*Given problem*
Quote exactly, and only, the lines from the one with "Give me the TikZ source for this diagram." down to the one with "-- ++(0,32) -| (codec.south);", both included.

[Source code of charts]

============================================================

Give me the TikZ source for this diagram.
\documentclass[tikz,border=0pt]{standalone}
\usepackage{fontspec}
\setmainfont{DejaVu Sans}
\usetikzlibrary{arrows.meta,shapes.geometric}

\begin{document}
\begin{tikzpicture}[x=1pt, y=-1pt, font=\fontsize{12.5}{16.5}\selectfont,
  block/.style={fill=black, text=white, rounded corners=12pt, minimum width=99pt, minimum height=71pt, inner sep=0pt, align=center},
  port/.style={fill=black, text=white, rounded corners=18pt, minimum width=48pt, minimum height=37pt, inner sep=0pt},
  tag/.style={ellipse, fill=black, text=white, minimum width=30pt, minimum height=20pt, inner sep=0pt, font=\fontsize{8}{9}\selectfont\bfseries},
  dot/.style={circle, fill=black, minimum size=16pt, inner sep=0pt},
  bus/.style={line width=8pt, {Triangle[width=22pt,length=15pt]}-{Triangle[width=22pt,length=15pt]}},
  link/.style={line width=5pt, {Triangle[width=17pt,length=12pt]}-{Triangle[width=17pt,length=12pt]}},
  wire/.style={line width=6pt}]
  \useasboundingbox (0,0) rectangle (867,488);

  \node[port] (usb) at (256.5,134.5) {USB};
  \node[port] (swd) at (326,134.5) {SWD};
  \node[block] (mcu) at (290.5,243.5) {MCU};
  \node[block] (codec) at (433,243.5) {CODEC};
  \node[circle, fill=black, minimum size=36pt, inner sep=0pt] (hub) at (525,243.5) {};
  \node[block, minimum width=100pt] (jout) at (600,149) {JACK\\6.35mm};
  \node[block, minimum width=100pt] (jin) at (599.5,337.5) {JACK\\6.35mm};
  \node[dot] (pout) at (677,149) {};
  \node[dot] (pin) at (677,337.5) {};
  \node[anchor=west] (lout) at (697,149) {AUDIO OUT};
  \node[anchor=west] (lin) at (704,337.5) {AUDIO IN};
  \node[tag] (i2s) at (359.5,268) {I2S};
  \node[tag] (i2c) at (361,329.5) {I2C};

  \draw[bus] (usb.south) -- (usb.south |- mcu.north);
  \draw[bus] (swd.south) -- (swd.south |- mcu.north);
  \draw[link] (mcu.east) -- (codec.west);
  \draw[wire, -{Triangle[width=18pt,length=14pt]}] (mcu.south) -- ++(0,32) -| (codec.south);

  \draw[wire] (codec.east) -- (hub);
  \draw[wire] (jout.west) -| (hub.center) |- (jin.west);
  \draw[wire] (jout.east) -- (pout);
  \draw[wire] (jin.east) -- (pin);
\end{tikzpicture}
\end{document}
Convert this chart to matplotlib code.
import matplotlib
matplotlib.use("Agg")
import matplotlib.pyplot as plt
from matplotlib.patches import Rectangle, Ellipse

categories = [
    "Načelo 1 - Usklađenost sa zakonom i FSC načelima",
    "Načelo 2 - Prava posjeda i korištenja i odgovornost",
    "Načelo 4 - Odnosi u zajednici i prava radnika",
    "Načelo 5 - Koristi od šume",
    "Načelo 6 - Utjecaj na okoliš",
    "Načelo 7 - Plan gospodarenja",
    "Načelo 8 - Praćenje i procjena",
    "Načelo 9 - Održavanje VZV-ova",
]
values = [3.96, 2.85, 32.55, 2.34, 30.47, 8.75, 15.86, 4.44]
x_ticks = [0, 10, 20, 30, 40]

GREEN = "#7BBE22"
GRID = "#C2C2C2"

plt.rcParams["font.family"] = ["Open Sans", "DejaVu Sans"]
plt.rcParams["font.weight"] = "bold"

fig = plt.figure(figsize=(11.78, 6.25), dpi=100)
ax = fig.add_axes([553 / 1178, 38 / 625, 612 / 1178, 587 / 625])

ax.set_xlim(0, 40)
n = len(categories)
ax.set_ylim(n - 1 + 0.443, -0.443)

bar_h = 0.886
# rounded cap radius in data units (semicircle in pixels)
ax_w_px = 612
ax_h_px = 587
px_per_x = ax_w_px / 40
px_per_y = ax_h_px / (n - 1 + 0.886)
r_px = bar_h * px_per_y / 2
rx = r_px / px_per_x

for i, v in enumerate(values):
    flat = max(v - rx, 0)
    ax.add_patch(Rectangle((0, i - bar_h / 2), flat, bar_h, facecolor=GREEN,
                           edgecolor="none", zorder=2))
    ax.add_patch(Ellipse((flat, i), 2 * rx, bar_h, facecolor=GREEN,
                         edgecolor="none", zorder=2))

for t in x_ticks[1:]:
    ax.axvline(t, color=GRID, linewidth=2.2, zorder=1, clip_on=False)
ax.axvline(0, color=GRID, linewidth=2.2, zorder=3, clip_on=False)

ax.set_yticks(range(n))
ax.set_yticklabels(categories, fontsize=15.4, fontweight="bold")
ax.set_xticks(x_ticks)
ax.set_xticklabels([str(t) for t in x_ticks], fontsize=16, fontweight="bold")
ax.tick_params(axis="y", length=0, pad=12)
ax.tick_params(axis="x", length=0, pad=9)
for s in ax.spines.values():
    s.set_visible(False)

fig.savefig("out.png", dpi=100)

============================================================

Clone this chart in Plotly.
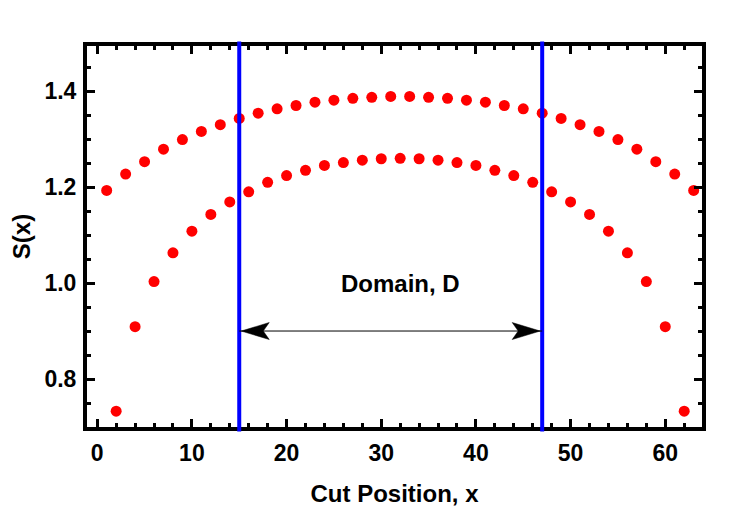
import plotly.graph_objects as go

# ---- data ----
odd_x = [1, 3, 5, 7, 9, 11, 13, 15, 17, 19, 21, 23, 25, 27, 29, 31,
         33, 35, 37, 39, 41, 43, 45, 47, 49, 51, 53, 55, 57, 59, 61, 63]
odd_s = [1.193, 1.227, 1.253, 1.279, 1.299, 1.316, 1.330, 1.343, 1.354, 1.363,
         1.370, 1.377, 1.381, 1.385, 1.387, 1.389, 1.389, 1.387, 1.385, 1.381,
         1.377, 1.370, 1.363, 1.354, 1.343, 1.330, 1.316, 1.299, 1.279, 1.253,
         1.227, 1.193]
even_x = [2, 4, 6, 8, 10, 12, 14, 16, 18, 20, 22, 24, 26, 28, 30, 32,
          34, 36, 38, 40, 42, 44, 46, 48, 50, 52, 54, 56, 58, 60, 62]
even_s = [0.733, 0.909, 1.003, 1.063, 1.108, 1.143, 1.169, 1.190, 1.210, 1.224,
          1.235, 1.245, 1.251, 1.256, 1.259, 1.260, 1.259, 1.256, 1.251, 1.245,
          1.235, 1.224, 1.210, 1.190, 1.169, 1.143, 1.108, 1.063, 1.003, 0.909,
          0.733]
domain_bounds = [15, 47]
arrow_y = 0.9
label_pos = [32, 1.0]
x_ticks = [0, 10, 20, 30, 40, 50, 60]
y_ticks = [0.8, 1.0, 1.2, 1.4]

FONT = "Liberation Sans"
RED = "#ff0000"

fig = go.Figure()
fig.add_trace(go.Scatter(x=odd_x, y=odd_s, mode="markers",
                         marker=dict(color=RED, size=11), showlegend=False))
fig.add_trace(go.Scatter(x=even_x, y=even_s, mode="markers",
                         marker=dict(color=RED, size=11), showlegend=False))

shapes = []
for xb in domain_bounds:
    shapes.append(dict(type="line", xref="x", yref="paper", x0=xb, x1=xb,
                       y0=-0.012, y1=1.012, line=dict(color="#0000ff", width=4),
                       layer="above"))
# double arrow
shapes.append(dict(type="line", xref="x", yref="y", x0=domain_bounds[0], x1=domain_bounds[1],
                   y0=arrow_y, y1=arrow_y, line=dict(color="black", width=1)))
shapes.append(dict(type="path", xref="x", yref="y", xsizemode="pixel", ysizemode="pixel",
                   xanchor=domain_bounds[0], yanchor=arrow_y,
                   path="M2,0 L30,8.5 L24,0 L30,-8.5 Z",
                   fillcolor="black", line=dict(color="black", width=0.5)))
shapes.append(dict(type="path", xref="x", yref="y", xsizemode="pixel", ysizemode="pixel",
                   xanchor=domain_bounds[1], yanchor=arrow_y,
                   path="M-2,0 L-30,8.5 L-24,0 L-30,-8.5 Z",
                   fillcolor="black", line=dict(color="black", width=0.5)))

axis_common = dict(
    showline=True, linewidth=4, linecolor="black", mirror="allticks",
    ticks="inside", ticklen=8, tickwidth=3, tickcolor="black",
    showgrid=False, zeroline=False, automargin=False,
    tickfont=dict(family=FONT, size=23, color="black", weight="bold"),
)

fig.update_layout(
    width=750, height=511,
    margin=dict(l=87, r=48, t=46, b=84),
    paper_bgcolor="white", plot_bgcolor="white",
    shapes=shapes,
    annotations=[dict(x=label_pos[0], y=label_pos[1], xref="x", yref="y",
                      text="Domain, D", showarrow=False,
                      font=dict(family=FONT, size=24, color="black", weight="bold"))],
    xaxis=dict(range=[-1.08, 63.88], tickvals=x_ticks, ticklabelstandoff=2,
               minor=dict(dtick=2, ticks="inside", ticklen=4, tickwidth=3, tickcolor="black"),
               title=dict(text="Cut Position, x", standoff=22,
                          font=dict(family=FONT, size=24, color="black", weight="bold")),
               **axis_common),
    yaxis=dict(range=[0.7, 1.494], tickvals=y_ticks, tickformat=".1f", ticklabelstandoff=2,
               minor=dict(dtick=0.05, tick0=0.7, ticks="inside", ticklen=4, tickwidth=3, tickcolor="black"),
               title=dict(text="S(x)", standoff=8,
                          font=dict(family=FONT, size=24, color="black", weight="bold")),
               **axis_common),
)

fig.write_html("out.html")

============================================================

*Right answer*
Give me the TikZ source for this diagram.
\documentclass[tikz,border=0pt]{standalone}
\usepackage{fontspec}
\setmainfont{DejaVu Sans}
\usetikzlibrary{arrows.meta,shapes.geometric}

\begin{document}
\begin{tikzpicture}[x=1pt, y=-1pt, font=\fontsize{12.5}{16.5}\selectfont,
  block/.style={fill=black, text=white, rounded corners=12pt, minimum width=99pt, minimum height=71pt, inner sep=0pt, align=center},
  port/.style={fill=black, text=white, rounded corners=18pt, minimum width=48pt, minimum height=37pt, inner sep=0pt},
  tag/.style={ellipse, fill=black, text=white, minimum width=30pt, minimum height=20pt, inner sep=0pt, font=\fontsize{8}{9}\selectfont\bfseries},
  dot/.style={circle, fill=black, minimum size=16pt, inner sep=0pt},
  bus/.style={line width=8pt, {Triangle[width=22pt,length=15pt]}-{Triangle[width=22pt,length=15pt]}},
  link/.style={line width=5pt, {Triangle[width=17pt,length=12pt]}-{Triangle[width=17pt,length=12pt]}},
  wire/.style={line width=6pt}]
  \useasboundingbox (0,0) rectangle (867,488);

  \node[port] (usb) at (256.5,134.5) {USB};
  \node[port] (swd) at (326,134.5) {SWD};
  \node[block] (mcu) at (290.5,243.5) {MCU};
  \node[block] (codec) at (433,243.5) {CODEC};
  \node[circle, fill=black, minimum size=36pt, inner sep=0pt] (hub) at (525,243.5) {};
  \node[block, minimum width=100pt] (jout) at (600,149) {JACK\\6.35mm};
  \node[block, minimum width=100pt] (jin) at (599.5,337.5) {JACK\\6.35mm};
  \node[dot] (pout) at (677,149) {};
  \node[dot] (pin) at (677,337.5) {};
  \node[anchor=west] (lout) at (697,149) {AUDIO OUT};
  \node[anchor=west] (lin) at (704,337.5) {AUDIO IN};
  \node[tag] (i2s) at (359.5,268) {I2S};
  \node[tag] (i2c) at (361,329.5) {I2C};

  \draw[bus] (usb.south) -- (usb.south |- mcu.north);
  \draw[bus] (swd.south) -- (swd.south |- mcu.north);
  \draw[link] (mcu.east) -- (codec.west);
  \draw[wire, -{Triangle[width=18pt,length=14pt]}] (mcu.south) -- ++(0,32) -| (codec.south);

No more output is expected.